The Aussie innovator recycling dumped car tyres for farms

An innovative Australian is doing his bit to tackle the mountains of used tyres going into landfill by recycling them for use on farms.

Owen Henry was working for a company that sold American-made recycled tyre mats to stop cattle slipping in feedlots when he questioned why the product was imported.

"I looked down and I saw old woven tyre mats and I thought why are we bringing someone else's problems into Australia?" Mr Henry said.

"I started speaking to a couple of producers and they said the mats are brilliant, they just stop the cattle slipping, and fatalities, and I thought, 'well, I'll have a crack at it'."

At first it was a risky job, tackled by hand with an angle grinder.

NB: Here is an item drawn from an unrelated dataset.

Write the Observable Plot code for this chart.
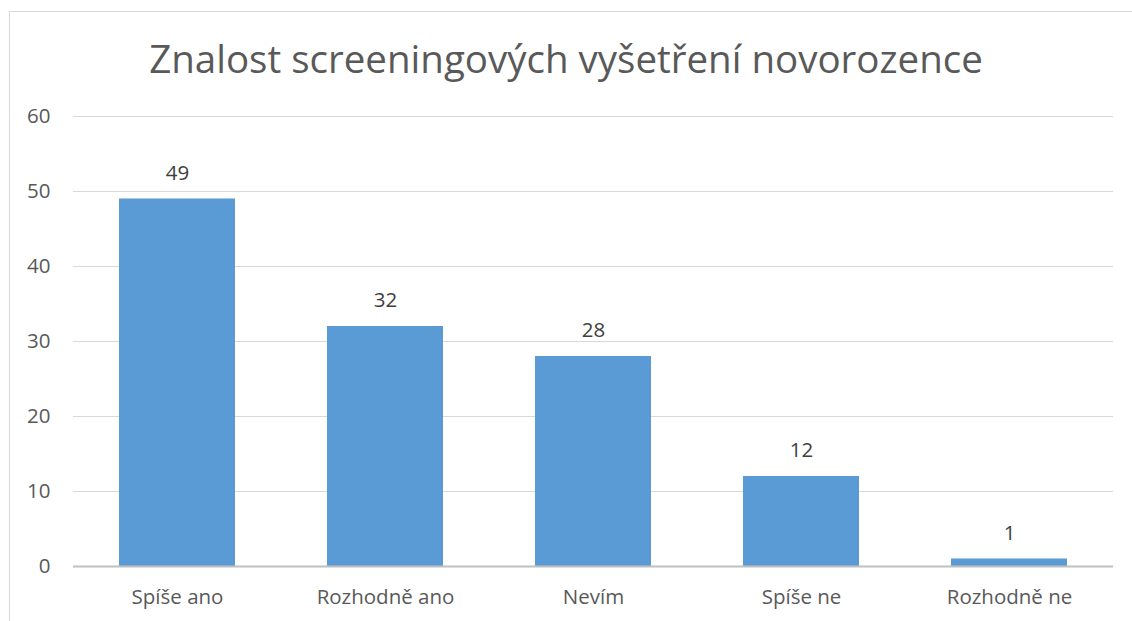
<!DOCTYPE html>
<html><head><meta charset="utf-8">
<script src="https://cdn.jsdelivr.net/npm/d3@7"></script>
<script src="https://cdn.jsdelivr.net/npm/@observablehq/plot@0.6"></script>
<style>
html,body{margin:0;padding:0;background:#fff;overflow:hidden;width:1132px;height:621px;}
#frame{position:absolute;left:9px;top:11px;width:1200px;height:700px;border-left:1px solid #d9d9d9;border-top:1px solid #d9d9d9;pointer-events:none;}
#title{position:absolute;left:0;top:0;width:1132px;height:96px;text-align:center;font-family:"Open Sans",sans-serif;font-size:38.5px;color:#595959;line-height:96px;padding-top:10px;box-sizing:border-box;}
#chart{position:absolute;left:0;top:96px;}
#chart svg text{font-size:20.5px !important;}
</style></head>
<body>
<div id="frame"></div>
<div id="title">Znalost screeningových vyšetření novorozence</div>
<div id="chart"></div>
<script>
const categories = ["Spíše ano", "Rozhodně ano", "Nevím", "Spíše ne", "Rozhodně ne"];
const values = [49, 32, 28, 12, 1];
const yTicks = [0, 10, 20, 30, 40, 50, 60];

const data = categories.map((c, i) => ({category: c, value: values[i]}));
const font = '"Open Sans", sans-serif';

const chart = Plot.plot({
  width: 1132,
  height: 525,
  marginTop: 20,
  marginBottom: 55,
  marginLeft: 73,
  marginRight: 19,
  style: {fontFamily: font, fontSize: "20.5px", color: "#595959", background: "transparent"},
  x: {domain: categories, paddingInner: 0.44, paddingOuter: 0.22, label: null},
  y: {domain: [0, 60], ticks: yTicks, label: null},
  marks: [
    Plot.gridY(yTicks.filter(d => d > 0), {stroke: "#d9d9d9", strokeOpacity: 1, strokeWidth: 1}),
    Plot.barY(data, {x: "category", y: "value", fill: "#5B9BD5"}),
    Plot.ruleY([0], {stroke: "#bfbfbf", strokeWidth: 2}),
    Plot.axisY({ticks: yTicks, tickSize: 0, tickPadding: 23, fontSize: 20.5, fill: "#595959", label: null}),
    Plot.axisX({tickSize: 0, tickPadding: 23, fontSize: 20.5, fill: "#595959", label: null}),
    Plot.text(data, {x: "category", y: "value", text: d => String(d.value), dy: -26, fontSize: 20.5, fill: "#404040", lineAnchor: "middle"})
  ]
});
document.getElementById("chart").appendChild(chart);
</script>
</body></html>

Tyre Stewardship Australia helped Mr Henry buy a much safer, more efficient machine to slice away the tyre walls.

His woven tyre tread mats were fastened with steel studs and anchored to the ground in high traffic areas for livestock.

"Out the front of a crush they're brilliant. Loading ramps, anywhere cattle are encountering slippery surfaces," Mr Henry said.

Eight major tyre importers voluntarily pay a levy to Tyre Stewardship Australia, a not-for-profit organisation, focused on recycling tyres.

CEO Lina Goodman said Australians generated the equivalent of 56 million used car tyres a year and wasted 27 million of them.

"Unfortunately only half of them are either upcycled, reprocessed, or recycled into new products," Ms Goodman said.

"The rest are either illegally dumped, stockpiled, or sent overseas for poor recovery process."

Australia's environment ministers have agreed to ban the export of all whole waste tyres by December 2021.

Ms Goodman said the pressure was on to find alternative uses for crumb rubber in horse racing tracks, car parks, sports grounds, playgrounds, and quieter, longer lasting roads.

Each square metre of Owen Henry's Taurus mats used 19 tyre treads.

He has trialled them under feed bins in cattle yards and said his Australian-made Taurus mats were more affordable than the American version.

"We're $20-a-metre cheaper and you don't have to pay for freight and deal with freight issues. So it's a lot better for people in Australia," Mr Owen said.

He has also picked up business supplying the side walls of tyres to silage contractors for weighing down tarps over cattle feed.

"They need thousands of them. I can't keep up, which is great," Mr Henry said.